The Court made several obiter observations: (1) Different considerations may apply where business rescue proceedings are being considered under the new Companies Act 71 of 2008, but these were not relevant to the present proceedings. (2) There was discussion about whether the Bill of Rights (particularly s 22 on the right to trade and s 34 on the right to a fair hearing) might require a broader discretion in refusing liquidation orders. The Court found it unnecessary to decide this issue as no human rights were shown to be affected - the respondent was not trading and there was no allegation that jobs would be lost. (3) The Court commented on regional variance and individual judicial preferences regarding whether to grant provisional versus final winding-up orders first. (4) To the extent that the case of Ter Beek v United Resources CC is inconsistent with the reasoning in this judgment, it should not be followed. (5) The Court noted that the English case Re: Portman Provincial Cinemas Ltd may have been wrongly decided and that English law should not necessarily be applied in South African courts on this issue, though it was unnecessary to decide these points definitively.

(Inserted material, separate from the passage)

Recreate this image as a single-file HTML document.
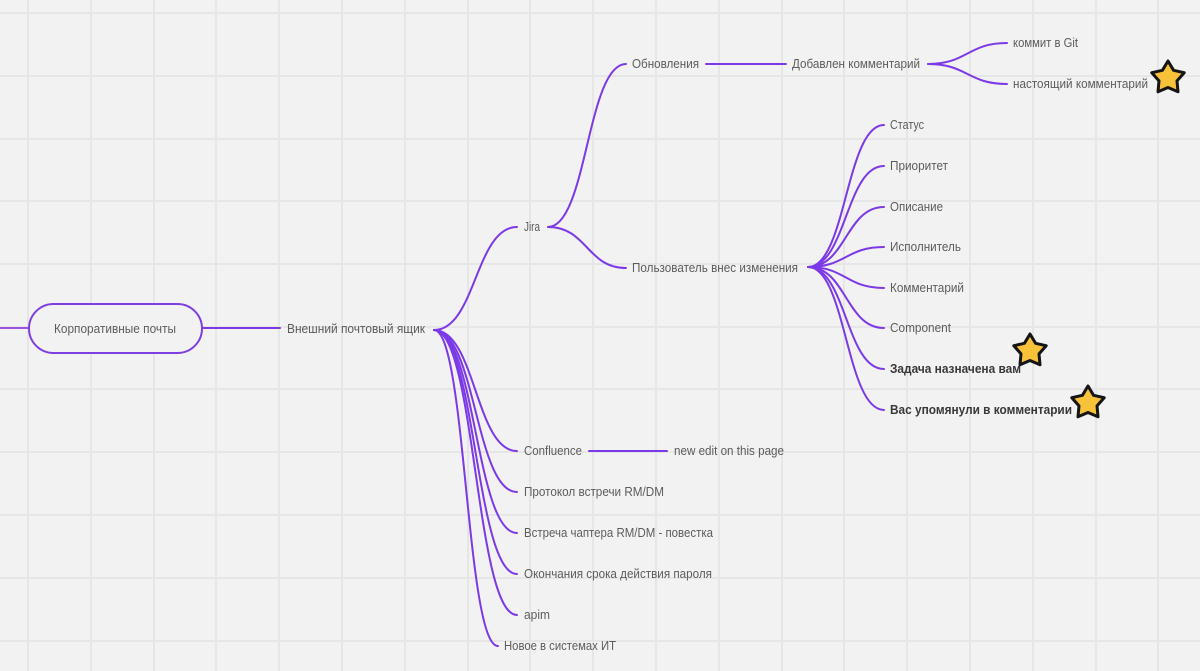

This case is significant in South African company law and insolvency law for reaffirming and clarifying several key principles: (1) The 'Badenhorst rule' that winding-up proceedings should not be used to enforce disputed debts, but the onus is on the respondent to prove the dispute is bona fide and on reasonable grounds once prima facie indebtedness is shown. (2) A mere counterclaim does not automatically bar a winding-up order; the respondent must discharge the onus of showing genuine dispute. (3) An unpaid creditor has a right ex debito justitiae to a winding-up order. (4) The court's discretion to refuse a winding-up order is narrow, not broad, and is exercised only in special or unusual circumstances. (5) The case clarifies the burden of proof and evidentiary requirements in liquidation applications. It also addresses the relationship between counterclaims and liquidation proceedings, rejecting an overly broad application of English law principles. The judgment provides important guidance on when courts should grant final versus provisional winding-up orders.